We have dedicated our cover story to this topic—whose effects are already being felt in many aspects of corporate life worldwide.
David Kotok, chairman and CIO of Cumberland Advisors, expressed the matter well before a recent meeting of the Global Interdependence Center: “Never did its creators envision that the GIC would one day confront the central banking issues that presently dominate the world’s financial markets and drive economic outcomes. Never did the GIC anticipate that it would have to view financial markets through the lens of a global situation in which about 85% of the capital markets the world over are driven by quantitative easing and the major currencies of the world all trade with short-term interest rates near zero.”

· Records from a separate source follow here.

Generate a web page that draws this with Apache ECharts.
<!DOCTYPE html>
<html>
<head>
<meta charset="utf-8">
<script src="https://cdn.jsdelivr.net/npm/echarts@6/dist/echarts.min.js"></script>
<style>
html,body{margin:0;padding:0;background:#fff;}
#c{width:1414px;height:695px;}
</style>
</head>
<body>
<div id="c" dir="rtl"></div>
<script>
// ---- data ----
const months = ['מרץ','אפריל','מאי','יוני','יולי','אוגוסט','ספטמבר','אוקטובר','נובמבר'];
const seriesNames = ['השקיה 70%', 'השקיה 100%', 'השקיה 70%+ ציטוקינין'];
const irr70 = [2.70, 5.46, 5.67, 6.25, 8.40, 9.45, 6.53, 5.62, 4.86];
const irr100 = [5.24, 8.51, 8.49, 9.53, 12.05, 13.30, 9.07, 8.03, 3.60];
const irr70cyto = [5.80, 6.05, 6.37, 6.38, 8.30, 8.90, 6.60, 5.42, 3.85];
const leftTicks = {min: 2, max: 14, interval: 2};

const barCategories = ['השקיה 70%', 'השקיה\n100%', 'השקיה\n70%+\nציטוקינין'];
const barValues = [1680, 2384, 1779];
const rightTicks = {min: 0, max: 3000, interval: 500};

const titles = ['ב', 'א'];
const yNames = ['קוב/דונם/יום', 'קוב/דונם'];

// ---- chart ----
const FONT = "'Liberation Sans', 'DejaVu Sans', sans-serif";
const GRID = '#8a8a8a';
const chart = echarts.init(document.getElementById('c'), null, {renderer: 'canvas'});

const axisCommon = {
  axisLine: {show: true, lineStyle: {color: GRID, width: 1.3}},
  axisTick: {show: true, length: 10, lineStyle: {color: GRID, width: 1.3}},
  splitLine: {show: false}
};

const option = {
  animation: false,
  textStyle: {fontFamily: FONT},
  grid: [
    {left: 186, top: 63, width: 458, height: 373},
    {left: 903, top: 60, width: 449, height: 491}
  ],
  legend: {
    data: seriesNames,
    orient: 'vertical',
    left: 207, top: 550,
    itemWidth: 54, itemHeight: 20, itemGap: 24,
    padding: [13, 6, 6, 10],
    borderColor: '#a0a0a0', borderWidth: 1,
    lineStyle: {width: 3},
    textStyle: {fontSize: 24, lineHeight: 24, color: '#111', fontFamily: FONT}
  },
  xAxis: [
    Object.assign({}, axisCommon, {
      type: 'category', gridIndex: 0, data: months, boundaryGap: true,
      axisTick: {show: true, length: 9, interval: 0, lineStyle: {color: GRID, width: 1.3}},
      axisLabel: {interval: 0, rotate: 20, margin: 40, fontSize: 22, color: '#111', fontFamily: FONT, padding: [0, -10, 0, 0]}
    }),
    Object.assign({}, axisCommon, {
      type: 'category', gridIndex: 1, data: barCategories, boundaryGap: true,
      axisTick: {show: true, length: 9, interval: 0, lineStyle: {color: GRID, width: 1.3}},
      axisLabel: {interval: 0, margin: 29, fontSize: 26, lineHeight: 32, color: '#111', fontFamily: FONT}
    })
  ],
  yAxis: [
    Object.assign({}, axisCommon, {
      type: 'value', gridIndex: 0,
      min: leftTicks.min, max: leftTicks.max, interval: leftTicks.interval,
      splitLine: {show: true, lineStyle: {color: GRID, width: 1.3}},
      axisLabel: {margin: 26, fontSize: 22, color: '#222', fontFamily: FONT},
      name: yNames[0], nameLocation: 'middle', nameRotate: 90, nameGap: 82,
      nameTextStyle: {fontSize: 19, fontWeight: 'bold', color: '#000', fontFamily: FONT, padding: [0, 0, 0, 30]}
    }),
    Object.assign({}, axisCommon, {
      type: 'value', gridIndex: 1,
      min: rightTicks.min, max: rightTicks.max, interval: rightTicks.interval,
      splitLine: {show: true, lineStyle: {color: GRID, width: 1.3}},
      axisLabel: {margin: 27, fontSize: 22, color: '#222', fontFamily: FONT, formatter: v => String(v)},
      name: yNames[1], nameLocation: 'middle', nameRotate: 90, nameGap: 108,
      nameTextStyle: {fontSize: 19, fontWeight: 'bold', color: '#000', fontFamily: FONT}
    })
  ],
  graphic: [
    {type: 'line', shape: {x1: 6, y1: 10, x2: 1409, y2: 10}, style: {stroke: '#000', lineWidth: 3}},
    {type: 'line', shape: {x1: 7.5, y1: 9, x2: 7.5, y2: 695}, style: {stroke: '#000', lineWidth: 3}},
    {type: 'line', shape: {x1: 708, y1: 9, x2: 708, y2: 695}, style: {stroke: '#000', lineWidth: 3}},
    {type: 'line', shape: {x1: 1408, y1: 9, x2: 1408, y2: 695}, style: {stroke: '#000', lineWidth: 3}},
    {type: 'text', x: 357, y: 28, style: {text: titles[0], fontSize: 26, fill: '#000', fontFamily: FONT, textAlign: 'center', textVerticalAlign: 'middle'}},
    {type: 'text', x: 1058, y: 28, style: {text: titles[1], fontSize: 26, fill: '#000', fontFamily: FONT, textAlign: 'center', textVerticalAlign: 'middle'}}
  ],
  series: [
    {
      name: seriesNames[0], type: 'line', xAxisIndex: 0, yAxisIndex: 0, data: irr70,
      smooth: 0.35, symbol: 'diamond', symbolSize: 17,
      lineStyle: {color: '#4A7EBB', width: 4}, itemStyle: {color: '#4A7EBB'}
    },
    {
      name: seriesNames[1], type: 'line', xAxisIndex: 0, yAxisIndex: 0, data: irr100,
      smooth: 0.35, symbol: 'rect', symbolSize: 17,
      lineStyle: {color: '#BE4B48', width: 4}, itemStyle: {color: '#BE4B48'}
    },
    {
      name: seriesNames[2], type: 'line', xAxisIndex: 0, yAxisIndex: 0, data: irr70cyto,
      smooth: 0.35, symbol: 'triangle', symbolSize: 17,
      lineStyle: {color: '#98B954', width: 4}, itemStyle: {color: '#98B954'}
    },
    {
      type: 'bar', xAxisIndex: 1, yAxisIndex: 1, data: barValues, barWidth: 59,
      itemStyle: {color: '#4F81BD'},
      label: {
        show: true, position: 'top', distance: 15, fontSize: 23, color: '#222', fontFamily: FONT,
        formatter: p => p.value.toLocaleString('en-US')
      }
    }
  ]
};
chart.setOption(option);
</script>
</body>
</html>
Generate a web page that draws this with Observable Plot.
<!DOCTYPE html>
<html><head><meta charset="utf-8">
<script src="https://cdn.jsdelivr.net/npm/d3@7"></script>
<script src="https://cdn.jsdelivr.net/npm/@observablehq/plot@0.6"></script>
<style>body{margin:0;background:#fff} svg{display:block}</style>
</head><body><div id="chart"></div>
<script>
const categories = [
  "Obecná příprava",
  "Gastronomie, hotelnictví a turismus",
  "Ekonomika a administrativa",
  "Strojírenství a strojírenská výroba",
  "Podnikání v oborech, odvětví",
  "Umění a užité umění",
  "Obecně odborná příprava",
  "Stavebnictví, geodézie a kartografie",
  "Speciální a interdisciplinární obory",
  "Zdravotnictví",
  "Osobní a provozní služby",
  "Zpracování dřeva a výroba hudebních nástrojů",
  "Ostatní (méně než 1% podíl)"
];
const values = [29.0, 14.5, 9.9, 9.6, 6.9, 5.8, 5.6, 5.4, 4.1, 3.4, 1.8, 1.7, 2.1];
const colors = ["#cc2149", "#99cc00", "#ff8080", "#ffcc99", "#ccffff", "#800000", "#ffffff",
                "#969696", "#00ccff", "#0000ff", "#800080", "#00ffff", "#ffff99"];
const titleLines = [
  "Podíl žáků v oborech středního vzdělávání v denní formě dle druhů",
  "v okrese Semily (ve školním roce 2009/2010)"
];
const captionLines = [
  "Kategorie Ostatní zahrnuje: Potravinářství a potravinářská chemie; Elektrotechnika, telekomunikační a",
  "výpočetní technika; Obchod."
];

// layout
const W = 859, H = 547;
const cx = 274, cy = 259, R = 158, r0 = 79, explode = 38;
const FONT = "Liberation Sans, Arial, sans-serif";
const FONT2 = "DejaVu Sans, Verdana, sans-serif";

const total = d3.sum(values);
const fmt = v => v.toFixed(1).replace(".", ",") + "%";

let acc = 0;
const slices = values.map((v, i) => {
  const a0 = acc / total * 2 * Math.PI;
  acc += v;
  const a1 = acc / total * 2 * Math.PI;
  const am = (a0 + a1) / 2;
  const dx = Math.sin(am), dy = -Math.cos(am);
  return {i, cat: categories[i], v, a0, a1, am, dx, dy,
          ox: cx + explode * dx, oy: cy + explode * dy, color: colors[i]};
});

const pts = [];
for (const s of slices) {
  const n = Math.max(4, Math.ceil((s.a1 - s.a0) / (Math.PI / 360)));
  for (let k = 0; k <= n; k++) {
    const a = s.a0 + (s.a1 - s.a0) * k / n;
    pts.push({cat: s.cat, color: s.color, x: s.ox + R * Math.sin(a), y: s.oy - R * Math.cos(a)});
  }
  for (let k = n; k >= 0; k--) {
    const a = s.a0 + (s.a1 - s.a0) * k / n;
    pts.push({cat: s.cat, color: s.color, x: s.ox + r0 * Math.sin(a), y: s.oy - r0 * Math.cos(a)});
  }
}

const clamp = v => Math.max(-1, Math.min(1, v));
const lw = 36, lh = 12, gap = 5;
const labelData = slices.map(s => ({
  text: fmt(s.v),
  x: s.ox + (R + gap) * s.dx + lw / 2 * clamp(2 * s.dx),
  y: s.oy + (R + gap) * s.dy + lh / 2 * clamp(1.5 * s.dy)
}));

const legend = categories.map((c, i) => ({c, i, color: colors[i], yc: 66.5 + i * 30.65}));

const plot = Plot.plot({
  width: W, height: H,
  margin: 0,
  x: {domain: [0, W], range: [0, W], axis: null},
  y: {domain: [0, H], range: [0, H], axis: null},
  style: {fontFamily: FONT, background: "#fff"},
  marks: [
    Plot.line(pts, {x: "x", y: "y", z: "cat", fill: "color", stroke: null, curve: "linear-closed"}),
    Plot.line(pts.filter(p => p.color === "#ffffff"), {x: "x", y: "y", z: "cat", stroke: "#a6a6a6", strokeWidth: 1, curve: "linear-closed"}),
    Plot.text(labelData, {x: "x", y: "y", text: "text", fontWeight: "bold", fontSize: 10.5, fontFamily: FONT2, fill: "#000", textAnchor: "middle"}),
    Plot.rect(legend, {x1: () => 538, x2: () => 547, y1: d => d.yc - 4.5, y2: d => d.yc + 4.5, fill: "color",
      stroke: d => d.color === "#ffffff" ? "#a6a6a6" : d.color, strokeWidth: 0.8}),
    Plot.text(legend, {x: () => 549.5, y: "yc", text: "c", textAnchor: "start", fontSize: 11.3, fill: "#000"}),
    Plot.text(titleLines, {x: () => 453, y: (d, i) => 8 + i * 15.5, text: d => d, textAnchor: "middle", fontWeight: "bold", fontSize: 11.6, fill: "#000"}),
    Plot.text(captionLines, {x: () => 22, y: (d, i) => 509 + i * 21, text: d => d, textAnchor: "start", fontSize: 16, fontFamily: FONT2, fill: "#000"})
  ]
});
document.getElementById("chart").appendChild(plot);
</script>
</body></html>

In another sign of the times, we once again see demonstrations of the increased power and international relevance of Brazil and China. First, the World Trade Organization has elected a director-general who doesn’t come from an advanced economy: Brazilian diplomat Roberto Azevedo.
Second, Chinese authorities are challenging the well-known “Doing Business” report of the World Bank and its ranking of countries according to the ease of opening and running a business. They question the annual report’s methodology and economic model. As a result, World Bank president Jim Yong Kim has set up an independent review panel to evaluate it. These two big developments signal the increasing might of these countries on the global economic scene.